Wall Street ended last week at record levels as Microsoft overtook Apple as the world’s most valuable listed company. The S&P 500 climbed 0.19 per cent to extend its rally for the month to 6.9 per cent. By contrast, the ASX 200 slipped around 0.1 per cent during October to a second straight monthly loss.
Regional broadcaster Prime Media surged 73.91 per cent after striking a deal for Kerry Stokes’ Seven West Media (SWM) to acquire the business for $131.9 million. The Prime board has the support of major shareholders, which hold around 43.5 per cent of shares in the company. SWM shares rallied 14.29 per cent.
“The acquisition means SWM will become Australia’s leading commercial premium broadcast, video and news network, with the potential to reach more than 90% of Australia’s population each month,” Seven West Managing Director and Chief Executive Officer, James Warburton, said.
Poles and wires business AusNet climbed 3.64 per cent after accepting a $10.2 billion offer from a consortium led by Brookfield. The company said it had ended discussions with APA, which was also interested in acquiring its rival. APA shares bounced 2.56 per cent.

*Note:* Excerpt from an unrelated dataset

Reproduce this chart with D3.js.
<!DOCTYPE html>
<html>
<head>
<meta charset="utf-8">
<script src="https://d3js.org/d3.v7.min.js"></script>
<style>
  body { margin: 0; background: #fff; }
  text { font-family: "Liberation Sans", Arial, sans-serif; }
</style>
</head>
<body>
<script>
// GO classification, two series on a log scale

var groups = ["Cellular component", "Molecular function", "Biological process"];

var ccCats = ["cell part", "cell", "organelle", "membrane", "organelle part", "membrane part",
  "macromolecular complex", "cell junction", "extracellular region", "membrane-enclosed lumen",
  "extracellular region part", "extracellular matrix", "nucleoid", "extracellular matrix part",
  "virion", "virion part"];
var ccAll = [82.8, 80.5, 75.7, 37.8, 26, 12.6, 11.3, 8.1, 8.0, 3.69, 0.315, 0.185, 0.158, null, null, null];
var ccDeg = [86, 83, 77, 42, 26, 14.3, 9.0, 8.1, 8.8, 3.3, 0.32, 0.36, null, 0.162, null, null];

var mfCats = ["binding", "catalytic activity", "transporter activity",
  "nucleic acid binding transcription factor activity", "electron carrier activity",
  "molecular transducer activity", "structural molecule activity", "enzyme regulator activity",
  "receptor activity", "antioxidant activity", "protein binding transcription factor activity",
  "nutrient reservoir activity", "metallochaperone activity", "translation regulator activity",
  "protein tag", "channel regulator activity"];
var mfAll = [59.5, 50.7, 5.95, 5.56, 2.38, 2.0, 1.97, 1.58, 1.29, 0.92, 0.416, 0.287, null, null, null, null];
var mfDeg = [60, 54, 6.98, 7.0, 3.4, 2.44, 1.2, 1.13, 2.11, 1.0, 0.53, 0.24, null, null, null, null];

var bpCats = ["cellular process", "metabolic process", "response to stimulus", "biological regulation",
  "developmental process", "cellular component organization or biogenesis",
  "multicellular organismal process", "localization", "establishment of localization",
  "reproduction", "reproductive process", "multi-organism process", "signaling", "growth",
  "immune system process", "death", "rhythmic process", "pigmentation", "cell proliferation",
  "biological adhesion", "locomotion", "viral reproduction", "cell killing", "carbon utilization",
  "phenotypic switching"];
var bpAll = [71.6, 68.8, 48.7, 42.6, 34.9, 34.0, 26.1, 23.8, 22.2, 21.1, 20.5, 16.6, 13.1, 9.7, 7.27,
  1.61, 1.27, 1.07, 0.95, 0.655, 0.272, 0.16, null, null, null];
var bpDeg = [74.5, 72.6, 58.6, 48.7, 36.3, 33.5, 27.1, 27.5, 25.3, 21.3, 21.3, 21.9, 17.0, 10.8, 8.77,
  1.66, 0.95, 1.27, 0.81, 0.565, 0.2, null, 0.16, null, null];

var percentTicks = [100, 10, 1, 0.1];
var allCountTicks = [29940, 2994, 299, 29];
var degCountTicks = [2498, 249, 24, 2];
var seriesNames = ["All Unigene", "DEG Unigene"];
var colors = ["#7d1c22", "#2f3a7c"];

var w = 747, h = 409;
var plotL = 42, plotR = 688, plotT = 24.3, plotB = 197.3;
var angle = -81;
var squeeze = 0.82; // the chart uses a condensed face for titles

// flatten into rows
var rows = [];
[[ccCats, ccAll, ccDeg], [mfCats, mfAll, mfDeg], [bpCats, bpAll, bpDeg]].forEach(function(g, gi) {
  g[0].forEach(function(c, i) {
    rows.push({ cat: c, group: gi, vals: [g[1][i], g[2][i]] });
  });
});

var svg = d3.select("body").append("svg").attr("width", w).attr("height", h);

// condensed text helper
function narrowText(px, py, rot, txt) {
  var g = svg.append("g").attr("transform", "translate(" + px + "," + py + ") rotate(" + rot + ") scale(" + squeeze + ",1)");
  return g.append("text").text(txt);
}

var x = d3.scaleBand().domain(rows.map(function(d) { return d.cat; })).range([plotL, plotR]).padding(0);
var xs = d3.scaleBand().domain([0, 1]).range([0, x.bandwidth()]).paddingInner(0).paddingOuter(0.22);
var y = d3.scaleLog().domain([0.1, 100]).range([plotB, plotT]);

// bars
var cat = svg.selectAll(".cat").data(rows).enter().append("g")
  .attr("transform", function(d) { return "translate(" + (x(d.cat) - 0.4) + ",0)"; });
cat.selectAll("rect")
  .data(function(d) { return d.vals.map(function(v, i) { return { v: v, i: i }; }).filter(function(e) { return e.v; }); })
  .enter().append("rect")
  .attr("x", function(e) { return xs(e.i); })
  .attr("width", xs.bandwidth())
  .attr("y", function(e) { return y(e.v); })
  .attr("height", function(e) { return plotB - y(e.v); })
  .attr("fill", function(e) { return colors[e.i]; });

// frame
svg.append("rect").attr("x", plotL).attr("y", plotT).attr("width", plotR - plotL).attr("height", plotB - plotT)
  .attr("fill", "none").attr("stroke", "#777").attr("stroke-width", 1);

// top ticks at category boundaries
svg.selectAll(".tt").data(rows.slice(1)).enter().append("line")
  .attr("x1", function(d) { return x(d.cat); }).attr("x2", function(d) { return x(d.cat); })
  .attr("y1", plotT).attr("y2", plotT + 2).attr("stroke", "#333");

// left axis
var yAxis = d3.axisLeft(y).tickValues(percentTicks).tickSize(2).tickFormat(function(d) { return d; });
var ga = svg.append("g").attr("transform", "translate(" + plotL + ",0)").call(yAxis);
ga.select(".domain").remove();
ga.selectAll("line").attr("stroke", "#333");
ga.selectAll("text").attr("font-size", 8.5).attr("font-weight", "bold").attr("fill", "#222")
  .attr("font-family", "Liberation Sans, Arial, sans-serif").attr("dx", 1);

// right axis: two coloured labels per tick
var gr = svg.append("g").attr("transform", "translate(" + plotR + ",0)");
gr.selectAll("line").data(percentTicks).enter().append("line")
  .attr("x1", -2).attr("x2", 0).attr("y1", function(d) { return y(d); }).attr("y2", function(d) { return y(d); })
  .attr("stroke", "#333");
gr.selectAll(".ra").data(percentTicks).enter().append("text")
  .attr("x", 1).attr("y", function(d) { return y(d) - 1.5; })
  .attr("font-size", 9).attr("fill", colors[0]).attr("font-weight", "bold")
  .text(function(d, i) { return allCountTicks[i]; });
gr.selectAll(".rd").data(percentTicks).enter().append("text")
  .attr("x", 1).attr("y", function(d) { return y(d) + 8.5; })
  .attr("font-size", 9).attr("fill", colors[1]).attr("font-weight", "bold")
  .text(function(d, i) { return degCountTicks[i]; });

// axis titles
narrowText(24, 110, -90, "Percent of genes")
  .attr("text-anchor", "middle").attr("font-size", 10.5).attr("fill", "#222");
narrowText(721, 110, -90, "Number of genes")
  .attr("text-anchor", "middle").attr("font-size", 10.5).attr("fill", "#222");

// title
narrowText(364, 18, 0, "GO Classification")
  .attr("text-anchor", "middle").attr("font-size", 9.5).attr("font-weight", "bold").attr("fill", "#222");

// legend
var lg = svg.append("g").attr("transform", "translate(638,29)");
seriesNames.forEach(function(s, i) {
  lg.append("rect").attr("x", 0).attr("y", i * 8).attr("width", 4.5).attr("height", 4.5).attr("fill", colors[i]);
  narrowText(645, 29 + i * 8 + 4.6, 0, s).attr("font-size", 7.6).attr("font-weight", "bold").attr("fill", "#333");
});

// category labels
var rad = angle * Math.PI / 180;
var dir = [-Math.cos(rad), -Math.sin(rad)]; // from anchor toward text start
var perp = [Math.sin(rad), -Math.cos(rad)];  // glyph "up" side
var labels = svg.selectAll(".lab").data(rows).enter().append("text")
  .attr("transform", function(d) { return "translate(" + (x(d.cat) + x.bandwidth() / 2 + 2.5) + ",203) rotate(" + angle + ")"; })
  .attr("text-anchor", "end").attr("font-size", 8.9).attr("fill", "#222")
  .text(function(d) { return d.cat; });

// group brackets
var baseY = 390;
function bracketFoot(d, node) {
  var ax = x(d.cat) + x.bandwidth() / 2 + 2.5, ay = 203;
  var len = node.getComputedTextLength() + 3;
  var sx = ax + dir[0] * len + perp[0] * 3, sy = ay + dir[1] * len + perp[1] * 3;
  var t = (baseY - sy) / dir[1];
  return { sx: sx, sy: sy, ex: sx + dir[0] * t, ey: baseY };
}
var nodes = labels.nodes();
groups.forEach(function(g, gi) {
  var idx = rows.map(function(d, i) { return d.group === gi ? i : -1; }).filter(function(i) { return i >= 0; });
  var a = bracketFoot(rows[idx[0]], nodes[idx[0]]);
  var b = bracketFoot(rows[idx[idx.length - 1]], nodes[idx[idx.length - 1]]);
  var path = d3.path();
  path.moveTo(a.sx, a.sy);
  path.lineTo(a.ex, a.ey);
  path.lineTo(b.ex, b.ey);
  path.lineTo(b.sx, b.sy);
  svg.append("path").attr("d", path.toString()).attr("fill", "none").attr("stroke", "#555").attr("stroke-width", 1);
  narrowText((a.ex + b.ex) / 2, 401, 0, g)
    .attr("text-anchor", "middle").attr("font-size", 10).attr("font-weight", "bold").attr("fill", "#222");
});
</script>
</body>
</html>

Bond proxies rebounded after long-term interest rates reversed much of Friday’s surge. The yield on ten-year Australian government bonds retreated 13 basis points to 1.96 per cent after rising as high as 2.118 per cent on Friday.
Telstra rose 2.62 per cent, CSL 2.03 per cent and Wesfarmers 1.82 per cent. Goodman Group added 1.6 per cent, Coles 0.58 per cent and Woolworths 0.24 per cent.
The drop in yields also lifted tech stocks that are valued on future earnings. WiseTech put on 5.46 per cent, Xero 4.17 per cent and Megaport 4.24 per cent.
Macquarie Group rose 0.42 per cent to $198.67 after raising $1.5 billion from institutional investors at a discount. A bookbuild set the placement at $194 per share, a 1.9 per cent discount to Thursday’s closing price.
Mining stocks were mixed in the wake of China’s manufacturing contraction. BHP declined 0.46 per cent. Rio Tinto overcame early weakness to advance 0.75 per cent. OZ Minerals dropped 2.19 per cent and Iluka 1.38 per cent.
A soft end to a losing week for gold pulled Newcrest down 1.77 per cent, Silver Lake Resources 2.65 per cent and St Barbara 4.1 per cent.
NAB fell 0.91 per cent. ANZ inched up 0.04 per cent. CBA was the pick of the litter with a rise of 1.54 per cent.
Asian markets were mixed. The Asia Dow gained 0.51 per cent, Japan’s Nikkei 2.41 per cent and China’s Shanghai Composite 0.07 per cent. Hong Kong’s Hang Seng shed 1.1 per cent.
S&P 500 futures improved nine points or 0.2 per cent.
Oil added to last week’s loss. Brent crude dropped 18 US cents or 0.22 per cent to US$83.54 a barrel.
Gold firmed US$1.20 or 0.07 per cent to US$1,785.10 an ounce.
The dollar faded 0.16 per cent to 75.05 US cents.